Window features correlating with DMR density A. Pearson correlation between 1 Mb window features, including proportion in each 18-state ChromHMM state in E096 and gene, CpG, and repeat density. Features are ordered via unsupervised hierarchical clustering with complete clustering. PCA on 1 Mb windows, using the features described in panel A. Windows are colored by proportion in 18_Quies in E096 (B), gene density (C), proportion in 13_Het in E096 (D), and proportion in 16_ReprPC in E096 (E). Axis titles display the amount of variance explained by each PC. Pearson correlation between DMR density and 1 Mb window features for hypoDMRs (F) and hyperDMRs (G), including proportion in each 18-state ChromHMM state in E096, gene, CpG, and repeat density, and average CpG methylation level in the corresponding normal sample (“mCRF_normal”). Correlations are presented for DMR density in individual comparisons (“Individual”), the number of patients in which the density was > 1% (“Number > 1%”), and the mean DMR density across patients (“Mean”). Features are ordered by median correlation. Missing values are in grey.

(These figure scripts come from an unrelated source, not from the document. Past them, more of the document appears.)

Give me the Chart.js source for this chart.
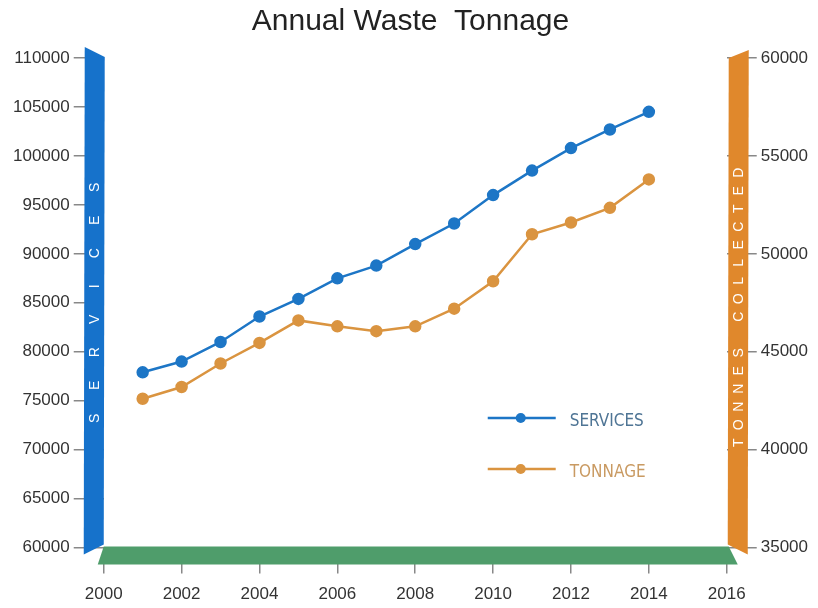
<!DOCTYPE html>
<html>
<head>
<meta charset="utf-8">
<title>Annual Waste Tonnage</title>
<script src="https://cdn.jsdelivr.net/npm/chart.js@4.4.1/dist/chart.umd.min.js"></script>
<style>
  body { margin: 0; background: #fff; }
</style>
</head>
<body>
<canvas id="chart" width="818" height="608"></canvas>
<script>
const years = [2001, 2002, 2003, 2004, 2005, 2006, 2007, 2008, 2009, 2010, 2011, 2012, 2013, 2014];
const services = [77900, 79000, 81000, 83600, 85400, 87500, 88800, 91000, 93100, 96000, 98500, 100800, 102700, 104500];
const tonnage = [42600, 43200, 44400, 45450, 46600, 46300, 46050, 46300, 47200, 48600, 51000, 51600, 52350, 53800];

const yearTicks = [2000, 2002, 2004, 2006, 2008, 2010, 2012, 2014, 2016];
const servicesTicks = [60000, 65000, 70000, 75000, 80000, 85000, 90000, 95000, 100000, 105000, 110000];
const tonnesTicks = [35000, 40000, 45000, 50000, 55000, 60000];

const BLUE = "#1d76c6";
const ORANGE = "#da9440";

Chart.defaults.font.family = "'Liberation Sans', Arial, sans-serif";
Chart.defaults.color = "#333";

function fillPoly(ctx, color, pts) {
  ctx.beginPath();
  ctx.moveTo(pts[0][0], pts[0][1]);
  for (let i = 1; i < pts.length; i++) ctx.lineTo(pts[i][0], pts[i][1]);
  ctx.closePath();
  ctx.fillStyle = color;
  ctx.fill();
}

// letters spread out evenly along a vertical ribbon
function spacedVertical(ctx, text, cx, cy, pitch) {
  ctx.save();
  ctx.translate(cx, cy);
  ctx.rotate(-Math.PI / 2);
  ctx.font = "14px 'Liberation Sans', Arial, sans-serif";
  ctx.fillStyle = "#fff";
  ctx.textAlign = "center";
  ctx.textBaseline = "middle";
  const start = -(text.length - 1) * pitch / 2;
  for (let i = 0; i < text.length; i++) {
    ctx.fillText(text[i], start + i * pitch, 0);
  }
  ctx.restore();
}

const ribbons = {
  id: "axisRibbons",
  afterDraw: (chart) => {
    const {ctx, chartArea: a} = chart;
    const mid = (a.top + a.bottom) / 2;
    ctx.save();
    // floor
    fillPoly(ctx, "#4f9d6b", [[a.left, a.bottom - 1], [a.right + 2, a.bottom - 1], [a.right + 11, a.bottom + 17], [a.left - 6, a.bottom + 17]]);
    // left wall
    fillPoly(ctx, "#1672cb", [[a.left - 19, a.top - 11], [a.left + 1, a.top - 1], [a.left, a.bottom - 3], [a.left - 20, a.bottom + 7]]);
    // right wall
    fillPoly(ctx, "#e0882c", [[a.right + 2, a.top], [a.right + 22, a.top - 8], [a.right + 21, a.bottom + 7], [a.right + 1, a.bottom - 3]]);
    ctx.restore();

    spacedVertical(ctx, "SERVICES", a.left - 9, mid, 33);
    spacedVertical(ctx, "TONNES COLLECTED", a.right + 12, mid + 5, 18);

    // legend inside the plot
    const rows = [
      {ds: chart.data.datasets[0], y: a.top + 360, text: "#4f7595"},
      {ds: chart.data.datasets[1], y: a.top + 411, text: "#c99a62"},
    ];
    const x0 = a.left + 384;
    ctx.save();
    rows.forEach(r => {
      ctx.strokeStyle = r.ds.borderColor;
      ctx.lineWidth = 2.5;
      ctx.beginPath();
      ctx.moveTo(x0, r.y);
      ctx.lineTo(x0 + 68, r.y);
      ctx.stroke();
      ctx.beginPath();
      ctx.arc(x0 + 33, r.y, 5, 0, Math.PI * 2);
      ctx.fillStyle = r.ds.pointBackgroundColor;
      ctx.fill();
      ctx.font = "17px 'Liberation Sans Narrow', 'DejaVu Sans Condensed', sans-serif";
      ctx.fillStyle = r.text;
      ctx.textAlign = "left";
      ctx.textBaseline = "middle";
      ctx.fillText(r.ds.label, x0 + 82, r.y + 4);
    });
    ctx.restore();
  }
};

function fixedTicks(list) {
  return (scale) => { scale.ticks = list.map(v => ({value: v})); };
}

new Chart(document.getElementById("chart"), {
  type: "line",
  data: {
    datasets: [
      {
        label: "SERVICES",
        data: years.map((y, i) => ({x: y, y: services[i]})),
        yAxisID: "y",
        borderColor: BLUE,
        pointBackgroundColor: BLUE,
        pointBorderColor: BLUE,
        borderWidth: 2.5,
        pointRadius: 5,
        tension: 0,
      },
      {
        label: "TONNAGE",
        data: years.map((y, i) => ({x: y, y: tonnage[i]})),
        yAxisID: "y1",
        borderColor: ORANGE,
        pointBackgroundColor: ORANGE,
        pointBorderColor: ORANGE,
        borderWidth: 2.5,
        pointRadius: 5,
        tension: 0,
      },
    ],
  },
  plugins: [ribbons],
  options: {
    responsive: false,
    animation: false,
    layout: {
      padding: {left: 9, right: 6, top: 0, bottom: -8},
    },
    plugins: {
      legend: {display: false},
      tooltip: {enabled: false},
      title: {
        display: true,
        text: "Annual Waste  Tonnage",
        color: "#222",
        font: {size: 30, weight: "normal"},
        padding: {top: 4, bottom: 18},
      },
    },
    scales: {
      x: {
        type: "linear",
        min: 2000,
        max: 2016,
        afterBuildTicks: fixedTicks(yearTicks),
        grid: {drawOnChartArea: false, tickLength: 26, color: "#888", lineWidth: 1.5},
        border: {display: false},
        ticks: {font: {size: 17}, padding: 11, callback: v => String(v)},
      },
      y: {
        position: "left",
        min: 60000,
        max: 110000,
        afterBuildTicks: fixedTicks(servicesTicks),
        grid: {drawOnChartArea: false, tickLength: 30, color: "#888", lineWidth: 1.5},
        border: {display: false},
        ticks: {font: {size: 17}, padding: 4, callback: v => String(v)},
      },
      y1: {
        position: "right",
        min: 35000,
        max: 60000,
        afterBuildTicks: fixedTicks(tonnesTicks),
        grid: {drawOnChartArea: false, tickLength: 30, color: "#888", lineWidth: 1.5},
        border: {display: false},
        ticks: {font: {size: 17}, padding: 4, callback: v => String(v)},
      },
    },
  },
});
</script>
</body>
</html>
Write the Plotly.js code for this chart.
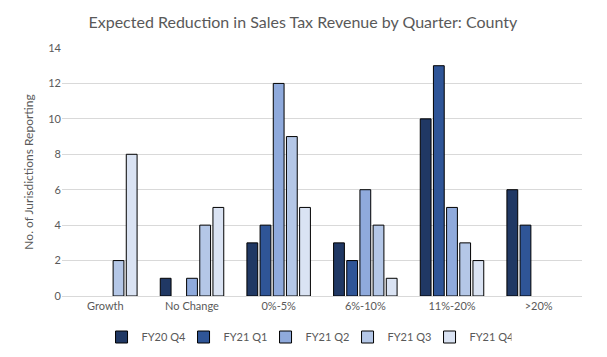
<!DOCTYPE html>
<html><head><meta charset="utf-8">
<script src="https://cdn.plot.ly/plotly-3.0.1.min.js"></script>
<style>body{margin:0;padding:0;background:#fff}#chart{width:607px;height:357px}</style>
</head><body><div id="chart"></div>
<script>
const categories = ["Growth", "No Change", "0%-5%", "6%-10%", "11%-20%", ">20%"];
const seriesNames = ["FY20 Q4", "FY21 Q1", "FY21 Q2", "FY21 Q3", "FY21 Q4"];
const fy20q4 = [0, 1, 3, 3, 10, 6];
const fy21q1 = [0, 0, 4, 2, 13, 4];
const fy21q2 = [0, 1, 12, 6, 5, 0];
const fy21q3 = [2, 4, 9, 4, 3, 0];
const fy21q4 = [8, 5, 5, 1, 2, 0];
const yTicks = [0, 2, 4, 6, 8, 10, 12, 14];

const colors = ["#203864", "#2f5597", "#8faadc", "#b4c7e7", "#dae3f3"];
const allValues = [fy20q4, fy21q1, fy21q2, fy21q3, fy21q4];
const font = "Lato, Open Sans, sans-serif";

const traces = allValues.map((vals, i) => ({
  type: "bar", name: seriesNames[i], x: categories,
  y: vals.map(v => v === 0 ? null : v),
  marker: {color: colors[i], line: {color: "#000000", width: 1}}
}));

const layout = {
  width: 607, height: 357,
  margin: {l: 62, r: 25, t: 48, b: 61},
  paper_bgcolor: "#ffffff", plot_bgcolor: "#ffffff",
  barmode: "group", bargap: 0.24, bargroupgap: 0.18,
  title: {text: "Expected Reduction in Sales Tax Revenue by Quarter: County",
          xref: "container", x: 0.499, xanchor: "center",
          yref: "container", y: 0.938, yanchor: "middle",
          font: {family: font, size: 16, color: "#595959"}},
  xaxis: {showgrid: false, zeroline: false, showline: true, linecolor: "#d9d9d9",
          ticks: "", tickfont: {family: font, size: 11, color: "#595959"}},
  yaxis: {range: [0, 14], tickvals: yTicks, ticktext: yTicks.map(String),
          showgrid: true, gridcolor: "#d9d9d9", zeroline: false, showline: false,
          ticks: "", tickfont: {family: font, size: 11, color: "#595959"},
          title: {text: "No. of Jurisdictions Reporting", standoff: 12,
                  font: {family: font, size: 12, color: "#595959"}}},
  legend: {orientation: "h", xref: "container", x: 0.505, xanchor: "center",
           yref: "container", y: 0.056, yanchor: "middle",
           font: {family: font, size: 11, color: "#595959"}, borderwidth: 0,
           itemwidth: 30, entrywidth: 37, entrywidthmode: "pixels", traceorder: "normal"},
  showlegend: true
};
Plotly.newPlot("chart", traces, layout, {displayModeBar: false, staticPlot: true});
</script></body></html>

Repeat subfamily methylation level alternations in NSCLC A. Proportion of repeats in each class, overall and overlapping any hypoDMR or hyperDMR. Proportions < 0.02 are not shown. B. Median subfamily Jukes–Cantor distance versus the median average CpG methylation level in normal lung samples, TE subfamilies only. C. Median subfamily average CpG methylation level in normal lung samples versus standard deviation across normal lung samples, TE subfamilies only. D. Median subfamily Jukes–Cantor distance versus the change in median average CpG methylation level between normal lung and primary tumor samples, TE subfamilies only. Dashed line indicates no change in median methylation. E. Distribution of standard deviations in subfamily average CpG methylation level across normal lung and tumor samples. F. Standard deviation in subfamily average CpG methylation level in normal lung versus tumor samples. Dashed line indicates identity. G. The average methylation level in all normal lung and tumor samples, for repeat subfamilies with a change in median average methylation between normal lung and tumors samples ≥ 0.05 and a Wilcox P < 0.01. Ordered by absolute change in median average methylation. JC, Jukes–Cantor.
Enrichment of repeat subfamilies for overlap with DMRs A. Log odds ratio enrichment of DMRs over repeat subfamilies, colored by repeat class, by DMR direction. Only subfamilies overlapping > 5 DMRs across all patients are shown. Dashed line represents no enrichment or depletion. B. Subfamily CpG density versus LOR enrichment for overlap with DMRs, by DMR direction, TE subfamilies only.
Patient clinicopathological data
Percent of genes in each category whose promoters overlapped DMRs
Summary of TCGA LUAD samples and files obtained by data type per case
Data Availability Statement
The MeDIP-seq, MRE-seq, M&M, and methylCRF data generated in this study are publicly available at a public WashU Epigenome Browser datahub (https://epigenomegateway.wustl.edu/browser/?genome=hg19&hub=https://wangftp.wustl.edu/∼epehrsson/NSCLC_primary/NSCLC_primary). Tracks are linked to sample and patient clinicopathologic data. In addition, all sequencing data generated as a part of this study have been deposited in GEO (GEO: GSE210957).